* Set exercise
Include the line containing "from matplotlib import font_manager as fm" and all lines before it, repeated exactly from the listing below, without pictures.

* Recorded data

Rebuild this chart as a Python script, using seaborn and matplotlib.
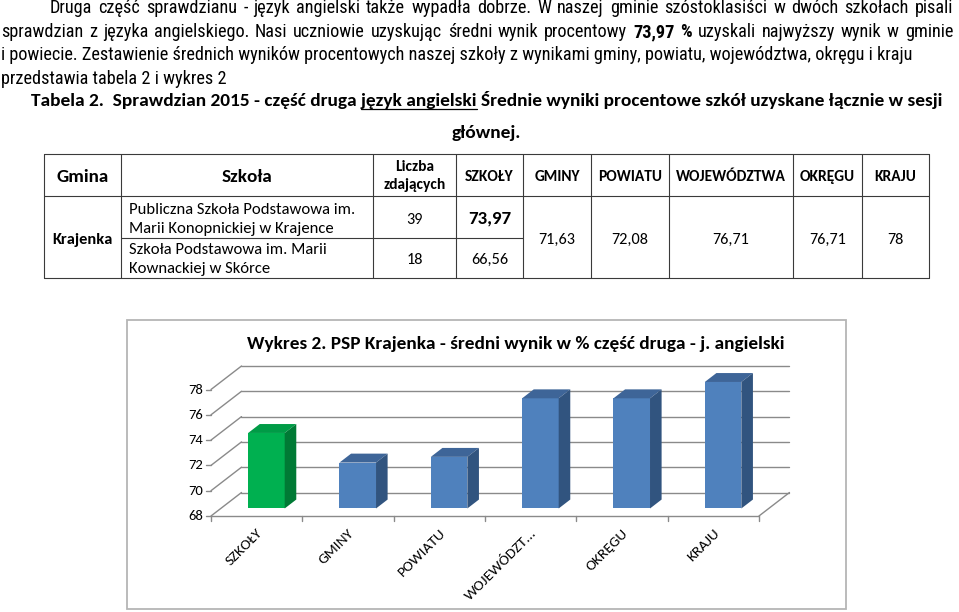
import matplotlib
matplotlib.use("Agg")
import matplotlib.pyplot as plt
import seaborn as sns
import pandas as pd
from matplotlib.patches import Polygon, Rectangle
from matplotlib import font_manager as fm

# ---------------- data ----------------
categories = ["SZKOŁY", "GMINY", "POWIATU", "WOJEWÓDZTWA", "OKRĘGU", "KRAJU"]
tick_labels = ["SZKOŁY", "GMINY", "POWIATU", "WOJEWÓDZT...", "OKRĘGU", "KRAJU"]
values = [73.97, 71.63, 72.08, 76.71, 76.71, 78.0]
y_ticks = [68, 70, 72, 74, 76, 78]
chart_title = "Wykres 2. PSP Krajenka - średni wynik w % część druga - j. angielski"

table_headers = ["Gmina", "Szkoła", "Liczba\nzdających", "SZKOŁY", "GMINY",
                 "POWIATU", "WOJEWÓDZTWA", "OKRĘGU", "KRAJU"]
gmina = "Krajenka"
schools = [["Publiczna Szkoła Podstawowa im.", "Marii Konopnickiej w Krajence"],
           ["Szkoła Podstawowa im. Marii", "Kownackiej w Skórce"]]
students = ["39", "18"]
school_scores = ["73,97", "66,56"]
other_scores = ["71,63", "72,08", "76,71", "76,71", "78"]

para_lines = [
    "Druga część sprawdzianu - język angielski także wypadła dobrze. W naszej gminie szóstoklasiści w dwóch szkołach pisali",
    "sprawdzian z języka angielskiego. Nasi uczniowie uzyskując średni wynik procentowy",
    "i powiecie. Zestawienie średnich wyników procentowych naszej szkoły z wynikami gminy, powiatu, województwa, okręgu i kraju",
    "przedstawia tabela 2 i wykres 2",
]
para_bold = "73,97 %"
para_tail = "uzyskali najwyższy wynik w gminie"
table_title_parts = ["Tabela 2.  Sprawdzian 2015 - część druga", "język angielski",
                     "Średnie wyniki procentowe szkół uzyskane łącznie w sesji"]
table_title_2 = "głównej."

# ---------------- setup ----------------
sns.set_theme(style="white")
names = {f.name for f in fm.fontManager.ttflist}
PARA = next((f for f in ["Liberation Sans Narrow", "Arial Narrow", "Roboto Condensed", "Roboto",
                         "Liberation Sans"] if f in names), "DejaVu Sans")
CAL = "Carlito" if "Carlito" in names else "Lato"
plt.rcParams["font.family"] = [CAL, "DejaVu Sans"]

W, H = 959, 612
fig = plt.figure(figsize=(W / 100, H / 100), dpi=100)
fig.patch.set_facecolor("white")
bg = fig.add_axes([0, 0, 1, 1])
bg.set_xlim(0, W)
bg.set_ylim(H, 0)
bg.axis("off")
R = fig.canvas.get_renderer()


def make(x, y, s, size, fam=CAL, bold=False, ha="left", va="baseline", color="black", **kw):
    return bg.text(x, y, s, fontsize=size, family=[fam, "DejaVu Sans"],
                   fontweight="bold" if bold else "normal", ha=ha, va=va, color=color, **kw)


def wid(t):
    return t.get_window_extent(renderer=R).width


def measure(s, size, fam, bold):
    t = make(W / 2, H / 2, s, size, fam, bold)
    w = wid(t)
    t.remove()
    return w


def fit_size(s, size, fam, bold, target):
    return size * target / measure(s, size, fam, bold)


def justify(x0, x1, y, tokens, size, fam):
    ts = [make(0, y, w, size, fam, b) for w, b in tokens]
    ws = [wid(t) for t in ts]
    gap = (x1 - x0 - sum(ws)) / (len(ts) - 1)
    x = x0
    for t, w in zip(ts, ws):
        t.set_x(x)
        x += w + gap


# ---------------- paragraph ----------------
psize = fit_size(para_lines[2], 12, PARA, False, 912)
justify(50, 953, 13, [(w, False) for w in para_lines[0].split()], psize, PARA)
toks = [(w, False) for w in para_lines[1].split()] + [(w, True) for w in para_bold.split()] + \
       [(w, False) for w in para_tail.split()]
justify(1, 953, 37, toks, psize, PARA)
make(1, 60.5, para_lines[2], psize, PARA)
make(1, 84, para_lines[3], psize, PARA)

# ---------------- table title ----------------
full_title = " ".join(table_title_parts)
tsize = fit_size(full_title, 13, CAL, True, 913)
make(31, 106, full_title, tsize, CAL, True)
bar_w = measure("|", tsize, CAL, True)
pre = measure(table_title_parts[0] + " |", tsize, CAL, True) - bar_w
und = measure(table_title_parts[1], tsize, CAL, True)
bg.plot([31 + pre, 31 + pre + und], [108.5, 108.5], color="black", lw=0.9)
make(486, 138, table_title_2, tsize, CAL, True, ha="center")

# ---------------- table ----------------
col_x = [44, 121, 373, 456, 523, 591, 669, 793, 862, 929]
row_y = [154, 196, 238, 278]
lc = "#3a3a3a"
for x in col_x:
    bg.plot([x, x], [row_y[0], row_y[-1]], color=lc, lw=0.8)
bg.plot([col_x[0], col_x[-1]], [row_y[0]] * 2, color=lc, lw=0.8)
bg.plot([col_x[0], col_x[-1]], [row_y[1]] * 2, color=lc, lw=0.8)
bg.plot([col_x[0], col_x[-1]], [row_y[3]] * 2, color=lc, lw=0.8)
bg.plot([col_x[1], col_x[4]], [row_y[2]] * 2, color=lc, lw=0.8)

centers = [(a + b) / 2 for a, b in zip(col_x[:-1], col_x[1:])]
big_h = fit_size("Gmina", 12, CAL, True, 52)
small_h = fit_size("WOJEWÓDZTWA", 10, CAL, True, 110)
make(centers[0], 182.5, table_headers[0], big_h, CAL, True, ha="center")
make(centers[1], 182.5, table_headers[1], big_h, CAL, True, ha="center")
l1, l2 = table_headers[2].split("\n")
make(centers[2], 171, l1, small_h, CAL, True, ha="center")
make(centers[2], 189.5, l2, small_h, CAL, True, ha="center")
for c, h in zip(centers[3:], table_headers[3:]):
    make(c, 181, h, small_h, CAL, True, ha="center")

make(centers[0], 244, gmina, fit_size(gmina, 11, CAL, True, 60), CAL, True, ha="center")
body = fit_size("Marii Konopnickiej w Krajence", 11, CAL, False, 204)
for (a, b), (ya, yb) in zip(schools, [(214, 233), (253.5, 273)]):
    make(129, ya, a, body, CAL)
    make(129, yb, b, body, CAL)
num = fit_size("66,56", 11, CAL, False, 36.7)
make(centers[2], 223.5, students[0], num, CAL, ha="center")
make(centers[2], 264, students[1], num, CAL, ha="center")
make(centers[3], 224, school_scores[0], fit_size(school_scores[0], 13, CAL, True, 43), CAL, True, ha="center")
make(centers[3], 264, school_scores[1], num, CAL, ha="center")
for c, s in zip(centers[4:], other_scores):
    make(c, 243.5, s, num, CAL, ha="center")

# ---------------- chart box & title ----------------
bg.add_patch(Rectangle((127, 320), 846 - 127, 609 - 320, fill=False, ec="#b5b5b5", lw=1.3))
make(516, 349, chart_title, fit_size(chart_title, 14, CAL, True, 538), CAL, True, ha="center")

# ---------------- 3D-style bar chart ----------------
X0, CW, YF, PXY, DX, DY, F1, F2 = 211.0, 91.33, 516.0, 12.65, 30.5, -23.5, 0.32, 0.70
n = len(categories)
ymin, ymax = min(y_ticks), max(y_ticks)
left = X0 + F1 * DX
bottom = YF + F1 * DY
ax = fig.add_axes([left / W, 1 - bottom / H, n * CW / W, (ymax - ymin) * PXY / H])
ax.patch.set_alpha(0)

df = pd.DataFrame({"cat": categories, "val": values})
front = ["#00b050"] + ["#4f81bd"] * (n - 1)
tops = ["#009b46"] + ["#3e6598"] * (n - 1)
sides = ["#007a35"] + ["#31547f"] * (n - 1)
sns.barplot(data=df, x="cat", y="val", hue="cat", palette=front, width=0.4, saturation=1,
            legend=False, errorbar=None, ax=ax, linewidth=0, zorder=3)
ax.set_xlim(-0.5, n - 0.5)
ax.set_ylim(ymin, ymax)
ax.axis("off")


def off(d):
    return (d - F1) * DX / CW, -(d - F1) * DY / PXY


gx0, gy0 = off(0)
gx1, gy1 = off(1)
bdx = (F2 - F1) * DX / CW
bdy = -(F2 - F1) * DY / PXY
lo, hi = -0.5, n - 0.5
grid = "#8a8a8a"
for t in y_ticks:
    ax.plot([lo + gx1, hi + gx1], [t + gy1] * 2, color=grid, lw=1.0, clip_on=False, zorder=1)
    ax.plot([lo + gx0, lo + gx1], [t + gy0, t + gy1], color=grid, lw=1.0, clip_on=False, zorder=1)
    ax.plot([lo + gx0 - 5 / CW, lo + gx0], [t + gy0] * 2, color=grid, lw=1.0, clip_on=False, zorder=1)
    ax.text(lo + gx0 - 8 / CW, t + gy0, str(t), ha="right", va="center", fontsize=10.5,
            family=[CAL, "DejaVu Sans"], color="black", clip_on=False)
ax.plot([lo + gx0, hi + gx0], [ymin + gy0] * 2, color=grid, lw=1.0, clip_on=False, zorder=1)
ax.plot([hi + gx0, hi + gx1], [ymin + gy0, ymin + gy1], color=grid, lw=1.0, clip_on=False, zorder=1)
for k in range(n + 1):
    ax.plot([lo + k + gx0] * 2, [ymin + gy0, ymin + gy0 - 5 / PXY], color=grid, lw=1.0,
            clip_on=False, zorder=1)

bars = sorted([p for p in ax.patches if isinstance(p, Rectangle)], key=lambda p: p.get_x())
for i, p in enumerate(bars):
    x0, w, h = p.get_x(), p.get_width(), p.get_height()
    ax.add_patch(Polygon([(x0, h), (x0 + w, h), (x0 + w + bdx, h + bdy), (x0 + bdx, h + bdy)],
                         closed=True, fc=tops[i], ec="none", clip_on=False, zorder=3))
    ax.add_patch(Polygon([(x0 + w, ymin), (x0 + w + bdx, ymin + bdy), (x0 + w + bdx, h + bdy), (x0 + w, h)],
                         closed=True, fc=sides[i], ec="none", clip_on=False, zorder=3))

for i, lab in enumerate(tick_labels):
    ax.text(i + gx0 + 4 / CW, ymin + gy0 - 15 / PXY, lab, rotation=45, rotation_mode="anchor",
            ha="right", va="center", fontsize=11, family=[CAL, "DejaVu Sans"], color="black",
            clip_on=False)

fig.savefig("out.png", dpi=100, facecolor="white")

* The solution
Rebuild this chart as a Python script, using seaborn and matplotlib.
import matplotlib
matplotlib.use("Agg")
import matplotlib.pyplot as plt
import seaborn as sns
import pandas as pd
from matplotlib.patches import Polygon, Rectangle
from matplotlib import font_manager as fm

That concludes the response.